From 2019-2022, the US labor market saw tremendous spikes in job shifts (or when a person moves from one occupation to another). The report counts some 8.6 million career changes among people—a 50% increase from the last three-year period, according to McKinsey. Half of those 8.6 million job changes, it adds, were in lower-wage industries, including food services, customer service, office support, and production.

“Demand for lower-wage service work remains, but fewer workers are accepting these roles,” the report writes. More high-wage jobs were added—about 3.5 million jobs that pay $57,000 or more annually—but it’s not clear if lower-paid employees were able to move up into high-paying roles, or if these jobs were filled by workers new to the market.

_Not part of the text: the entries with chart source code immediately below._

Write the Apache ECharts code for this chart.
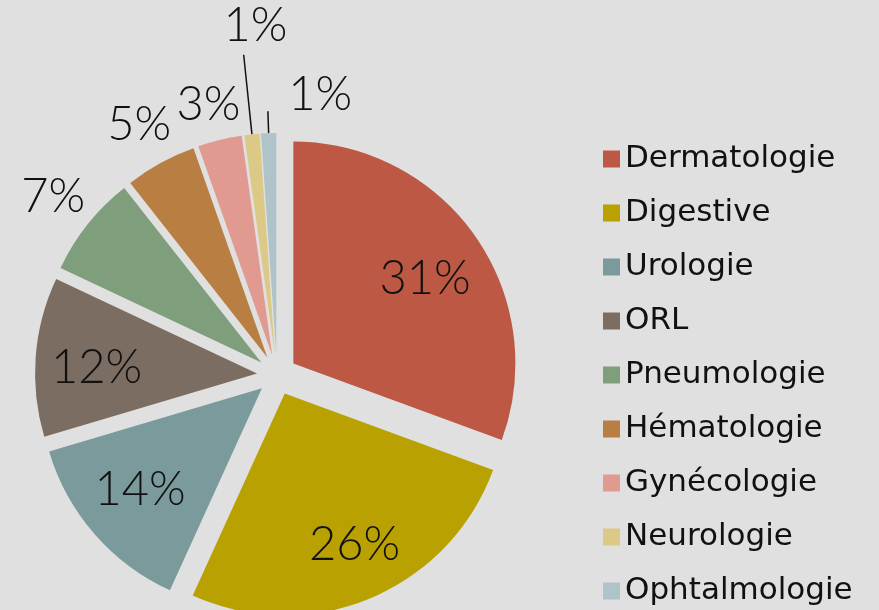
<!DOCTYPE html>
<html>
<head>
<meta charset="utf-8">
<script src="https://cdn.jsdelivr.net/npm/echarts@6/dist/echarts.min.js"></script>
<style>
  html, body { margin: 0; padding: 0; background: #e0e0e0; }
  #chart { width: 879px; height: 610px; }
</style>
</head>
<body>
<div id="chart"></div>
<script>
const categories = ['Dermatologie', 'Digestive', 'Urologie', 'ORL', 'Pneumologie',
  'Hématologie', 'Gynécologie', 'Neurologie', 'Ophtalmologie']
const values = [30.6, 26.2, 13.6, 11.6, 7.4, 5.2, 3.2, 1.1, 1.1]
const colors = ['#bc5843', '#b8a100', '#7b9a9b', '#7b6d62', '#7f9e7c',
  '#b97e41', '#e09a90', '#dcc985', '#aec4c8']

// gros secteurs : étiquette dedans, petits : dehors
const insideNames = ['Dermatologie', 'Digestive', 'Urologie', 'ORL']

const LABEL_FONT = 'Lato, "Noto Sans", sans-serif'
const LEGEND_FONT = '"DejaVu Sans", sans-serif'
const CENTER = [277, 375]
const R = 222
const OFFSET = 20

const pct = p => Math.round(p.percent) + '%'

// petits décalages des étiquettes (par nom)
const labelShift = {
  Dermatologie: [-2, 9],
  Digestive: [7, 1],
  Urologie: [1, -5],
  ORL: [2, 7],
  Gynécologie: [-1, 8],
  Neurologie: [8, -65],
  Ophtalmologie: [53, 6]
}
const shiftLayout = params => {
  const s = labelShift[categories[params.dataIndex]] || [0, 0]
  return { dx: s[0], dy: s[1], hideOverlap: false }
}

// traits de rappel pour les deux 1 %
const leaderLen = { Neurologie: 80, Ophtalmologie: 22 }

const mainData = categories.map((name, i) => {
  const item = { name, value: values[i], selected: true, itemStyle: { color: colors[i] } }
  if (leaderLen[name]) {
    item.label = { show: true, position: 'outside', color: 'transparent' }
    item.labelLine = { show: true, length: leaderLen[name], length2: 0 }
  }
  return item
})

const innerData = categories.map((name, i) => ({
  name, value: values[i], selected: true,
  label: { show: insideNames.includes(name) }
}))

const outerData = categories.map((name, i) => ({
  name, value: values[i], selected: true,
  label: { show: !insideNames.includes(name) }
}))

const ringBase = {
  type: 'pie',
  center: CENTER,
  startAngle: 90,
  selectedMode: 'multiple',
  selectedOffset: OFFSET,
  silent: true,
  avoidLabelOverlap: false,
  itemStyle: { color: 'rgba(0,0,0,0)' },
  label: {
    position: 'inside',
    color: '#111',
    fontFamily: LABEL_FONT,
    fontWeight: 300,
    fontSize: 47,
    rotate: 0,
    formatter: pct
  },
  labelLine: { show: false },
  labelLayout: shiftLayout,
  emphasis: { disabled: true }
}

const chart = echarts.init(document.getElementById('chart'))
chart.setOption({
  backgroundColor: '#e0e0e0',
  animation: false,
  legend: {
    orient: 'vertical',
    left: 603,
    top: 142,
    height: 480,
    padding: 0,
    data: categories,
    icon: 'rect',
    itemWidth: 17,
    itemHeight: 17,
    itemGap: 20,
    selectedMode: false,
    textStyle: { fontFamily: LEGEND_FONT, fontSize: 31, color: '#111', lineHeight: 34 }
  },
  series: [
    {
      type: 'pie',
      center: CENTER,
      radius: R,
      startAngle: 90,
      selectedMode: 'multiple',
      selectedOffset: OFFSET,
      avoidLabelOverlap: false,
      label: { show: false, fontSize: 20 },
      labelLine: { show: false, lineStyle: { color: '#111', width: 1.5 } },
      emphasis: { disabled: true },
      data: mainData
    },
    { ...ringBase, radius: [98, R], data: innerData },
    { ...ringBase, radius: [243, 283], data: outerData }
  ]
})
</script>
</body>
</html>
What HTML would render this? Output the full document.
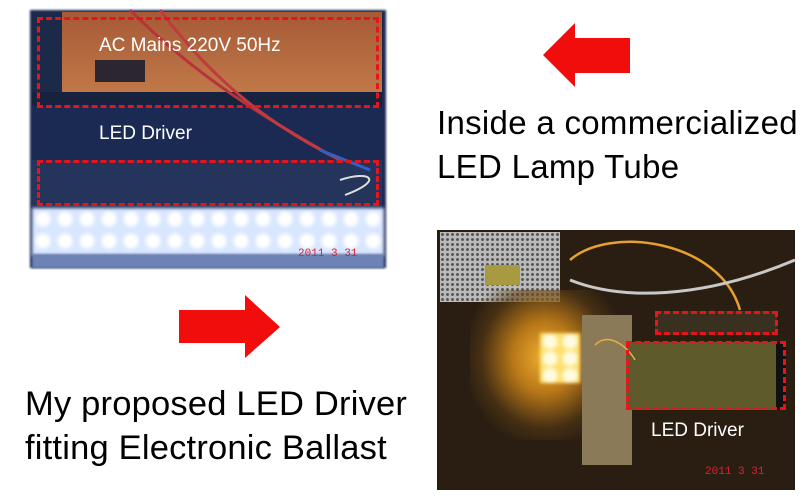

Who reaps the gains of AI? White-collar workers, of course

Meanwhile, while the projections see AI and automation shrinking some industries, McKinsey also suggests it could speed up the growth of others—especially for knowledge workers. “We see generative AI enhancing the way STEM, creative, and business and legal professionals work rather than eliminating a significant number of jobs outright,” it writes.

Compare that to another report issued this week, this time by the Pew Research Center, which finds that white-collar workers are optimistic about how AI will help them. About a fifth of all US workers have a high exposure—or, in other terms, have work that can be performed by technology—to artificial intelligence. Those in jobs most exposed to AI, usually high-paying ones, are likely to say the technology will help more than hurt them.

AI can augment work, adopters argue, rather than replace it, so teams might spend more time on creative, strategic, or collaborative thinking. We’ve also seen the blunders of AI when it’s used in place of people, from lawyers submitting made-up cases to media outlets publishing error-riddled articles. Artificial intelligence isn’t equipped to be your lawyer, doctor, or architect—at least for now.

So how can we make sure lower-paid workers aren’t left behind?

A pressing question, then, is how we might extend some of those benefits to the people whose jobs are projected to go the way of automation. McKinsey sees some optimism—and urgency. “Spiking demand and labor scarcity forced many employers to consider nontraditional candidates with potential and train them if they lacked direct experience,” the report says.

But ultimately, employers and the country at large will need to lean into that equitable outlook—and offer more training, more development, and more pathways for employees to land high-earning positions. Only with that will we find our way to a future where all workers can enjoy the advantages of AI—not be eliminated by it.